Complete Step by step by step solution
As we know that the amplitude is the magnitude of change in the oscillating variable with each oscillation within an oscillating system.
Also the block begins to oscillate in SHM between \[x = + A{{ }}and{{ }}x = - A,\]where A is the amplitude of the motion and T is the period of one oscillation
So as per the question requirement or saying,
Let us assume initially that ${m_1} + {m_2}$ are attached to string and extension of string by this body is $l$
We can obtain here an equation that $({m_2})g = Kl$$({m_1} + {m_2})g = Kl$……………..(1)
So here the spring constant will be (k) $12.5N/m$
When masses are in equilibrium ${m_1}$ is removed without disturbing the system so the length attained is new length that is $l'$
 We can obtain here an new equation that $({m_2})g = Kl$…………(2)

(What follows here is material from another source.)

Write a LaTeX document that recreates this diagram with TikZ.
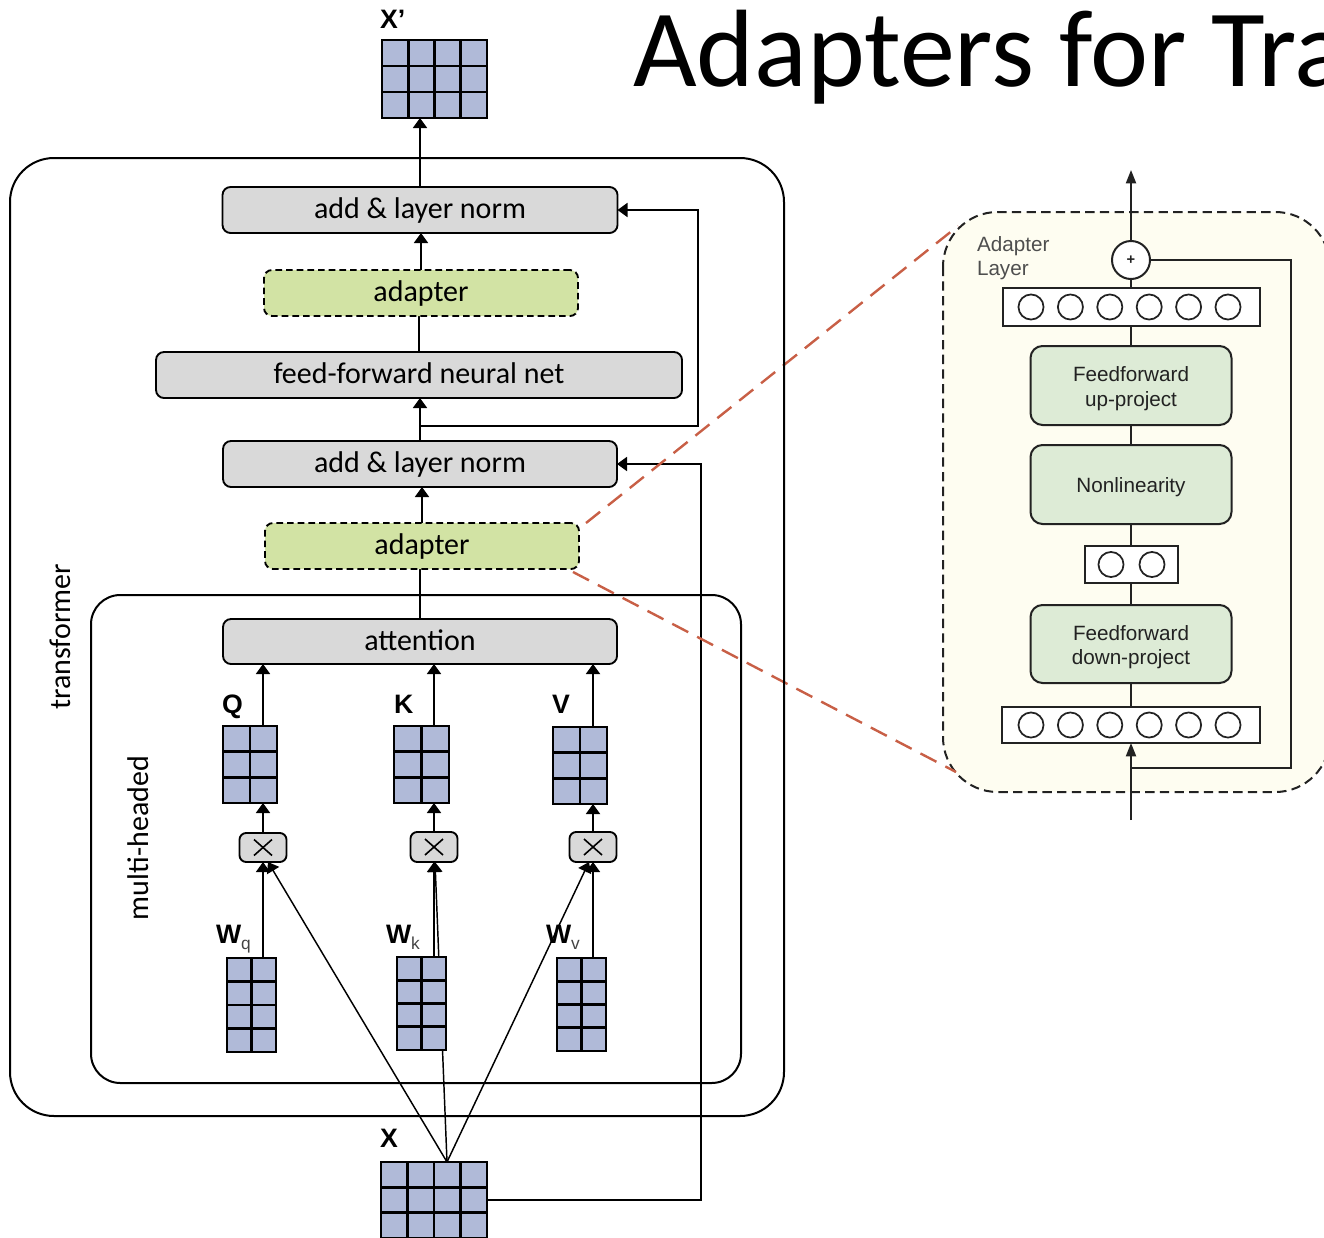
\documentclass[tikz,border=0pt]{standalone}
\usepackage{fontspec}
\setmainfont{Carlito}
\newfontfamily\arialf{Liberation Sans}
\usetikzlibrary{arrows.meta,calc}
\definecolor{matfill}{RGB}{176,186,216}
\definecolor{boxgray}{RGB}{217,217,217}
\definecolor{adgreen}{RGB}{210,227,164}
\definecolor{panelfill}{RGB}{254,253,241}
\definecolor{ffgreen}{RGB}{221,235,214}
\definecolor{redline}{RGB}{200,95,70}
\definecolor{darkt}{RGB}{34,34,34}
\pgfdeclarelayer{back}
\pgfdeclarelayer{bg}
\pgfsetlayers{back,bg,main}
\newcommand\mainfs{\fontsize{22.5pt}{27pt}\selectfont}
\newcommand\lblfs{\arialf\bfseries\fontsize{20pt}{24pt}\selectfont}
\newcommand\subfs{\arialf\mdseries\fontsize{13pt}{15pt}\selectfont\color{darkt!85}}
\newcommand\panfs{\arialf\fontsize{15.5pt}{18.5pt}\selectfont}
\tikzset{
  every node/.style={inner sep=0pt, outer sep=0pt},
  sz/.style 2 args={minimum width=#1*0.75pt, minimum height=#2*0.75pt},
  lw/.style={line width=1.4pt},
  gbox/.style={rectangle, draw, line width=1.4pt, fill=boxgray, rounded corners=6pt, font=\mainfs, text height=17pt, text depth=4.25pt},
  abox/.style={gbox, fill=adgreen, dash pattern=on 5pt off 3pt},
  mulbox/.style={rectangle, draw, line width=1.4pt, fill=boxgray, rounded corners=5pt},
  matnode/.style={rectangle, fill=matfill, draw=none},
  matline/.style={line width=2.2pt},
  arr/.style={line width=1.4pt, -{Triangle[width=10.5pt,length=7.5pt]}},
  thinarr/.style={line width=1.1pt, -{Triangle[width=10.5pt,length=7.5pt]}},
  bigbox/.style={draw, line width=1.5pt},
  reddash/.style={draw=redline, line width=1.8pt, dash pattern=on 13.5pt off 7.5pt},
  panel/.style={draw=darkt, fill=panelfill, line width=1.5pt, dash pattern=on 7pt off 4pt, rounded corners=41pt},
  cbox/.style={rectangle, draw=darkt, fill=white, line width=1.5pt},
  fbox/.style={rectangle, draw=darkt, fill=ffgreen, line width=1.5pt, rounded corners=9pt},
  ftext/.style={font=\panfs, text=darkt, align=center},
  circ/.style={draw=darkt, line width=1.3pt},
  pline/.style={draw=darkt, line width=1.5pt},
  parr/.style={pline, -{Triangle[width=7.5pt,length=10pt]}},
  lbl/.style={font=\lblfs, anchor=base west},
}
\newcommand\gridmat[7]{%
  \node[matnode, sz={#4}{#5}] (#1) at (#2,#3) {};
  \pgfmathtruncatemacro\gmc{#6-1}%
  \pgfmathtruncatemacro\gmr{#7-1}%
  \foreach \i in {1,...,\gmc}{\draw[matline] ($(#1.north west)!\i/#6!(#1.north east)$) -- ($(#1.south west)!\i/#6!(#1.south east)$);}
  \foreach \j in {1,...,\gmr}{\draw[matline] ($(#1.north west)!\j/#7!(#1.south west)$) -- ($(#1.north east)!\j/#7!(#1.south east)$);}
  \draw[matline] (#1.north west) rectangle (#1.south east);
}
\newcommand\mulx[1]{%
  \draw[line width=1.2pt] ($(#1)+(-9,-8)$) -- ($(#1)+(9,8)$);
  \draw[line width=1.2pt] ($(#1)+(-9,8)$) -- ($(#1)+(9,-8)$);
}
\begin{document}
\begin{tikzpicture}[x=0.75pt,y=-0.75pt]
\useasboundingbox (0,0) rectangle (1324,1238);
\clip (0,0) rectangle (1324,1238);

% title (cut at the right edge, as in the reference)
\node[anchor=base west, font=\fontsize{82.5pt}{90pt}\selectfont] (title) at (633,87) {Adapters for Transformers};

% adapter layer panel
\begin{pgfonlayer}{back}
\draw[panel] (943,212) rectangle (1330,792);
\end{pgfonlayer}

% big boxes
\draw[bigbox, rounded corners=33pt] (10,158) rectangle (784,1116);
\draw[bigbox, rounded corners=22pt] (91,595) rectangle (741,1083);
\node[rotate=90, font=\mainfs] (tlabel) at (60,637) {transformer};
\node[rotate=90, font=\mainfs] (mlabel) at (138,838) {multi-headed};

% main boxes
\node[gbox, sz={395}{46}] (addtop) at (420,210) {add \& layer norm};
\node[abox, sz={314}{46}] (adtop) at (421,293) {adapter};
\node[gbox, sz={526}{46}] (ff) at (419,375) {feed-forward neural net};
\node[gbox, sz={394}{46}] (addlow) at (420,464) {add \& layer norm};
\node[abox, sz={314}{46}] (adlow) at (422,546) {adapter};
\node[gbox, sz={394}{45}] (att) at (420,641.5) {attention};

% matrices
\gridmat{Xp}{434.5}{79}{105}{78}{4}{3}
\gridmat{X}{434}{1200}{106}{76}{4}{3}
\gridmat{Q}{250}{764.5}{54}{77}{2}{3}
\gridmat{K}{421.5}{764.5}{55}{77}{2}{3}
\gridmat{V}{580}{765.5}{54}{77}{2}{3}
\gridmat{Wq}{251.5}{1005}{49}{94}{2}{4}
\gridmat{Wk}{421.5}{1003.5}{49}{93}{2}{4}
\gridmat{Wv}{581.5}{1004.5}{49}{93}{2}{4}

% multiply boxes
\node[mulbox, sz={47}{29}] (mq) at (263,847.5) {};
\node[mulbox, sz={47}{30}] (mk) at (434,847) {};
\node[mulbox, sz={47}{30}] (mv) at (593,847) {};
\mulx{mq}\mulx{mk}\mulx{mv}

% labels
\node[lbl] (lXp) at (380,29) {X’};
\node[lbl] (lX) at (380,1147) {X};
\node[lbl] (lQ) at (222,713) {Q};
\node[lbl] (lK) at (394,713) {K};
\node[lbl] (lV) at (552,713) {V};
\node[lbl] (lWq) at (216,943) {W\raisebox{-5pt}{\subfs q}};
\node[lbl] (lWk) at (386,943) {W\raisebox{-5pt}{\subfs k}};
\node[lbl] (lWv) at (546,943) {W\raisebox{-5pt}{\subfs v}};

% adapter layer contents
\node[font=\panfs, text=darkt!80, anchor=base west] (al1) at (977,251) {Adapter};
\node[font=\panfs, text=darkt!80, anchor=base west] (al2) at (977,275) {Layer};
\node[circle, draw=darkt, fill=white, line width=1.5pt, minimum size=28.5pt, font=\arialf\bfseries\fontsize{11pt}{11pt}\selectfont, text=darkt] (plus) at (1131,260) {+};
\node[cbox, sz={257}{38}] (top6) at (1131,307) {};
\foreach \k in {0,...,5} \draw[circ] (1031+\k*39.4,307) circle[radius=9.4pt];
\node[fbox, sz={201}{79}] (ffup) at (1131,385.5) {};
\node[ftext] (ffupt) at ($(ffup.center)+(0,3)$) {Feedforward\\up-project};
\node[fbox, sz={201}{79}] (nonlin) at (1131,484.5) {};
\node[ftext] (nonlint) at ($(nonlin.center)+(0,3)$) {Nonlinearity};
\node[cbox, sz={93}{37}] (two) at (1131,564.5) {};
\draw[circ] (1111,564.5) circle[radius=9.4pt];
\draw[circ] (1152,564.5) circle[radius=9.4pt];
\node[fbox, sz={201}{78}] (ffdown) at (1131,644) {};
\node[ftext] (ffdownt) at ($(ffdown.center)+(0,3)$) {Feedforward\\down-project};
\node[cbox, sz={258}{36}] (bot6) at (1131,725) {};
\foreach \k in {0,...,5} \draw[circ] (1031+\k*39.4,725) circle[radius=9.4pt];

\coordinate (inp) at (1131,820);
\coordinate (skip) at (1131,768);
\coordinate (outp) at (1131,170);
\coordinate (pTL) at (958,226);
\coordinate (pBL) at (956,772);
\coordinate (br) at (420,426);

\begin{pgfonlayer}{bg}
% main chain
\draw[arr] (addtop.north) -- (addtop.north |- Xp.south);
\draw[arr] (adtop.north) -- (adtop.north |- addtop.south);
\draw[lw] (ff.north) -- (ff.north |- adtop.south);
\draw[arr] (addlow.north) -- (addlow.north |- ff.south);
\draw[arr] (adlow.north) -- (adlow.north |- addlow.south);
\draw[lw] (att.north) -- (att.north |- adlow.south);
% residuals
\draw[arr] (X.east) -- ++(214,0) |- (addlow.east);
\draw[arr] (br) -- (698,426) |- (addtop.east);
% Q K V
\draw[arr] (Q.north -| mq) -- (att.south -| mq);
\draw[arr] (K.north -| mk) -- (att.south -| mk);
\draw[arr] (V.north -| mv) -- (att.south -| mv);
\draw[arr] (mq.north) -- (Q.south -| mq);
\draw[arr] (mk.north) -- (K.south -| mk);
\draw[arr] (mv.north) -- (V.south -| mv);
\draw[thinarr] (Wq.north -| mq) -- (mq.south);
\draw[thinarr] (Wk.north -| mk) -- (mk.south);
\draw[thinarr] (Wv.north -| mv) -- (mv.south);
\draw[thinarr] ($(X.north)+(13,0)$) -- ($(mq.south)+(5,0)$);
\draw[thinarr] ($(X.north)+(13,0)$) -- ($(mk.south)+(1,0)$);
\draw[thinarr] ($(X.north)+(13,0)$) -- ($(mv.south)+(-4,0)$);
% red zoom lines
\draw[reddash] ($(adlow.north east)+(7,0)$) -- (pTL);
\draw[reddash] ($(adlow.south east)+(-6,3)$) -- (pBL);
% adapter layer
\draw[parr] (inp) -- (bot6.south);
\draw[pline] (skip) -- (1291,768) |- (plus.east);
\draw[pline] (bot6.north) -- (ffdown.south);
\draw[pline] (ffdown.north) -- (two.south);
\draw[pline] (two.north) -- (nonlin.south);
\draw[pline] (nonlin.north) -- (ffup.south);
\draw[pline] (ffup.north) -- (top6.south);
\draw[pline] (top6.north) -- (plus.south);
\draw[parr] (plus.north) -- (outp);
\end{pgfonlayer}
\end{tikzpicture}
\end{document}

So by combining the both of the equations (1) and (2)
${m_1}g + Kl' = Kl$
\[{m_1}g = K(l' - l)\]
${m_1}g = K\Delta l$
$\dfrac{{{m_1}g}}{k} = \Delta l$
$\dfrac{{1 \times 10}}{{12.5}} = \Delta l$$ = 0.8m = 80cm$

Hence option C is correct.

Note
Key point to be remembered is that the spring constant does not change or vary.
 When it attains an equilibrium it has different length and before it is different length and also when masses are removed it acquires new lengths.